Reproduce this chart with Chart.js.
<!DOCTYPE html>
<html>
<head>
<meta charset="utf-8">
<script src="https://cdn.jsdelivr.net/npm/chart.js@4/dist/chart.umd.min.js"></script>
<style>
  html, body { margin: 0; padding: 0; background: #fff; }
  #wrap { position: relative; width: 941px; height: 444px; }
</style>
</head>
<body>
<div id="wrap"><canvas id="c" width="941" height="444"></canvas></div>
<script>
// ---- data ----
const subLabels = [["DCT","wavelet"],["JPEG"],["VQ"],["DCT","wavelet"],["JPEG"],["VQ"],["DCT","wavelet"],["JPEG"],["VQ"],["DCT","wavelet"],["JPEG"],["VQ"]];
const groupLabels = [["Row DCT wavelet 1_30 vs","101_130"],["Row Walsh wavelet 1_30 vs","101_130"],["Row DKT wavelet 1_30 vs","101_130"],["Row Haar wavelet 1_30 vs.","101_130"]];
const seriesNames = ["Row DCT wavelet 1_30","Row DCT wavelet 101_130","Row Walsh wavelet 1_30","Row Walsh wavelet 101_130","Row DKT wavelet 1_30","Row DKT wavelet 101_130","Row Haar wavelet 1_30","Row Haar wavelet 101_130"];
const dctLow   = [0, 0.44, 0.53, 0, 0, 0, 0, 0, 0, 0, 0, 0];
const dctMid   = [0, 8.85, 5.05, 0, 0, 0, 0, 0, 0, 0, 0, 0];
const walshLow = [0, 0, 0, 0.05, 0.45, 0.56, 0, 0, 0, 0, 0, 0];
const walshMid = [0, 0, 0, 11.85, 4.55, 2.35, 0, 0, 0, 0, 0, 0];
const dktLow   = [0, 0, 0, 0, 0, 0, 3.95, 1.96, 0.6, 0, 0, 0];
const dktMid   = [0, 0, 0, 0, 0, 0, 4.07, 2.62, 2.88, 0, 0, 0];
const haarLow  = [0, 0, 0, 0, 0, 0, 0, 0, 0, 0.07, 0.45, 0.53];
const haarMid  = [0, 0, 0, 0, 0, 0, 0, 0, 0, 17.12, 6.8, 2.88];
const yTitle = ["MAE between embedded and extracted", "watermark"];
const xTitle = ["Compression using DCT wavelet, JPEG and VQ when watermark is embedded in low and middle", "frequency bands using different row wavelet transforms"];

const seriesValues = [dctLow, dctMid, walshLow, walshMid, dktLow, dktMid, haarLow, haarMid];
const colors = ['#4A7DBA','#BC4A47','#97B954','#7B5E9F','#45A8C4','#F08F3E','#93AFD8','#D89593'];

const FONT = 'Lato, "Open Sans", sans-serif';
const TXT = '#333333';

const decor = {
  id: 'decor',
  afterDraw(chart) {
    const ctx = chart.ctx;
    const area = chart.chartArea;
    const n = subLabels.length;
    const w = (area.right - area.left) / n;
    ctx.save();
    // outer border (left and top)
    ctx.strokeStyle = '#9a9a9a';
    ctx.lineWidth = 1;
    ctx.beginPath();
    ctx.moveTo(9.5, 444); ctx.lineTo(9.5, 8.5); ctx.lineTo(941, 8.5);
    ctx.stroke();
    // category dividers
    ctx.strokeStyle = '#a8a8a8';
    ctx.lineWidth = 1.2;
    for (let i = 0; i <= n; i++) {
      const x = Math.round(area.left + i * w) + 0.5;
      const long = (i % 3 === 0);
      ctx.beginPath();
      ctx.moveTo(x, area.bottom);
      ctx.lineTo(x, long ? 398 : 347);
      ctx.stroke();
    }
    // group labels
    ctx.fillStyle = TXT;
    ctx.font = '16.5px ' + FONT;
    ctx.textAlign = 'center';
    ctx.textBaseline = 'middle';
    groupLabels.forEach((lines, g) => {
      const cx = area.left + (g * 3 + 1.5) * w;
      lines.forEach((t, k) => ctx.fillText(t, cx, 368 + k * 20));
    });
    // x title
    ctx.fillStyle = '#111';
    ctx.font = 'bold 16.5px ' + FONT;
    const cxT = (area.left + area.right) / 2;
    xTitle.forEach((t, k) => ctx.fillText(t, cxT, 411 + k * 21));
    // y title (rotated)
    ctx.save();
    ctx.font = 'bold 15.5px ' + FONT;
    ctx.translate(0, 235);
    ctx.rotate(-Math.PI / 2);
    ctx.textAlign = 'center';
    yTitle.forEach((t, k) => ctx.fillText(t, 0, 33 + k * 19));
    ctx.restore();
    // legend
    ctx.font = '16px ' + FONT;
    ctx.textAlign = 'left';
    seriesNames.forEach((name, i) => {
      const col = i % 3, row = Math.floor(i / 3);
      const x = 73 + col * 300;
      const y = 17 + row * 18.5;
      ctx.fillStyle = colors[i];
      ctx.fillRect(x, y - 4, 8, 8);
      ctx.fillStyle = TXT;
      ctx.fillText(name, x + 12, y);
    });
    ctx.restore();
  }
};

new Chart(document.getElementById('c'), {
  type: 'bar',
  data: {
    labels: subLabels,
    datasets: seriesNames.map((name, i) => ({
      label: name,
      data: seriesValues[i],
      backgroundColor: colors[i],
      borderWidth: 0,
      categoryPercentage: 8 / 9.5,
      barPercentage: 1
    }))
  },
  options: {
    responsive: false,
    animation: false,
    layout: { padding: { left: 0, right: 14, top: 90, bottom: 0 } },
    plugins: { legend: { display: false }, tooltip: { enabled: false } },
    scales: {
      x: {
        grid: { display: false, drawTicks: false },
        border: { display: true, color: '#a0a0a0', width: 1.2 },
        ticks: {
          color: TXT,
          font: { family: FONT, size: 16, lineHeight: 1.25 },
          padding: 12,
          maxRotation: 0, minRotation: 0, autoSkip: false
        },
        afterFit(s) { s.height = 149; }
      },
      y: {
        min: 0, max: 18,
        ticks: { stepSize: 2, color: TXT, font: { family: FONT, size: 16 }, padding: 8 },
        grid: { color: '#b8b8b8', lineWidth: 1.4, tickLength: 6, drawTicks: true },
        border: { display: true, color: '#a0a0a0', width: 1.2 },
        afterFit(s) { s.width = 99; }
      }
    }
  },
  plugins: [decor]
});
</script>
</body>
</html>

---

# Aim of the exercise:
What you return should be the lines from the start of the data through the line with "const TXT = '#333333';", quoted exactly and nothing more.

# The completed task:
Reproduce this chart with Chart.js.
<!DOCTYPE html>
<html>
<head>
<meta charset="utf-8">
<script src="https://cdn.jsdelivr.net/npm/chart.js@4/dist/chart.umd.min.js"></script>
<style>
  html, body { margin: 0; padding: 0; background: #fff; }
  #wrap { position: relative; width: 941px; height: 444px; }
</style>
</head>
<body>
<div id="wrap"><canvas id="c" width="941" height="444"></canvas></div>
<script>
// ---- data ----
const subLabels = [["DCT","wavelet"],["JPEG"],["VQ"],["DCT","wavelet"],["JPEG"],["VQ"],["DCT","wavelet"],["JPEG"],["VQ"],["DCT","wavelet"],["JPEG"],["VQ"]];
const groupLabels = [["Row DCT wavelet 1_30 vs","101_130"],["Row Walsh wavelet 1_30 vs","101_130"],["Row DKT wavelet 1_30 vs","101_130"],["Row Haar wavelet 1_30 vs.","101_130"]];
const seriesNames = ["Row DCT wavelet 1_30","Row DCT wavelet 101_130","Row Walsh wavelet 1_30","Row Walsh wavelet 101_130","Row DKT wavelet 1_30","Row DKT wavelet 101_130","Row Haar wavelet 1_30","Row Haar wavelet 101_130"];
const dctLow   = [0, 0.44, 0.53, 0, 0, 0, 0, 0, 0, 0, 0, 0];
const dctMid   = [0, 8.85, 5.05, 0, 0, 0, 0, 0, 0, 0, 0, 0];
const walshLow = [0, 0, 0, 0.05, 0.45, 0.56, 0, 0, 0, 0, 0, 0];
const walshMid = [0, 0, 0, 11.85, 4.55, 2.35, 0, 0, 0, 0, 0, 0];
const dktLow   = [0, 0, 0, 0, 0, 0, 3.95, 1.96, 0.6, 0, 0, 0];
const dktMid   = [0, 0, 0, 0, 0, 0, 4.07, 2.62, 2.88, 0, 0, 0];
const haarLow  = [0, 0, 0, 0, 0, 0, 0, 0, 0, 0.07, 0.45, 0.53];
const haarMid  = [0, 0, 0, 0, 0, 0, 0, 0, 0, 17.12, 6.8, 2.88];
const yTitle = ["MAE between embedded and extracted", "watermark"];
const xTitle = ["Compression using DCT wavelet, JPEG and VQ when watermark is embedded in low and middle", "frequency bands using different row wavelet transforms"];

const seriesValues = [dctLow, dctMid, walshLow, walshMid, dktLow, dktMid, haarLow, haarMid];
const colors = ['#4A7DBA','#BC4A47','#97B954','#7B5E9F','#45A8C4','#F08F3E','#93AFD8','#D89593'];

const FONT = 'Lato, "Open Sans", sans-serif';
const TXT = '#333333';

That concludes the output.